Thomas proceeds to rebuild his life in Turkey. But it does not end well, as xenophobia and racism catch up with him in the end.

Just as with Lina Prokofiev, Thomas’s life is one of cinematic proportions, and Alexandrov tells it brilliantly, and in exquisite detail. Mining interviews, family memoirs and contemporaneous accounts, he reconstructs the truly extraordinary, colorful life of a man who defied all convention.

Moscow 1937

Karl Schlögel (Polity Press, $35)

This monumental, thorough study considers what Schlögel calls a “fault line of European civilization.” The casualties involved are now more or less known: in 1937 alone, Moscow saw 2 million arrests, 700,000 murders, 1.3 million deported to camps. “Language fails to do justice to the monstrous events of the age,” Schlögel writes. Yet nonetheless one must try.

And so he begins with a literary overture, a superb discussion of the relevance and significance of Mikhail Bulgakov’s The Master and Margarita to understanding this horrific place and time.

It was a time of show trials, expansive economic growth, cultural and artistic revolution, murky foreign threats and mortal political rivalries. Life was almost phantasmagorical: anything could happen; people disappeared without warning. And Bulgakov showed it all: “the utter confusion, the blurring of clear distinctions, the shockwaves created by the irruption of unknown, anonymous forces into the lives of ordinary people, the fear and the despair.”

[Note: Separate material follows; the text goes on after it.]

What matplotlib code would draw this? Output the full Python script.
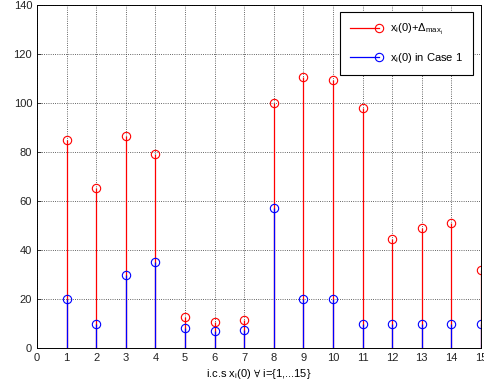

Approaching the subject from multiple angles, with macroscopic accounts of everything from jazz to architecture to the Spanish Civil War, Schlögel places the reader inside the swirling maelstrom of this other age, one all the more horrific, as the author puts it in his epilogue, because we know that just three years later, this tragedy will disappear “in the shadow of an even greater tragedy,” WWII.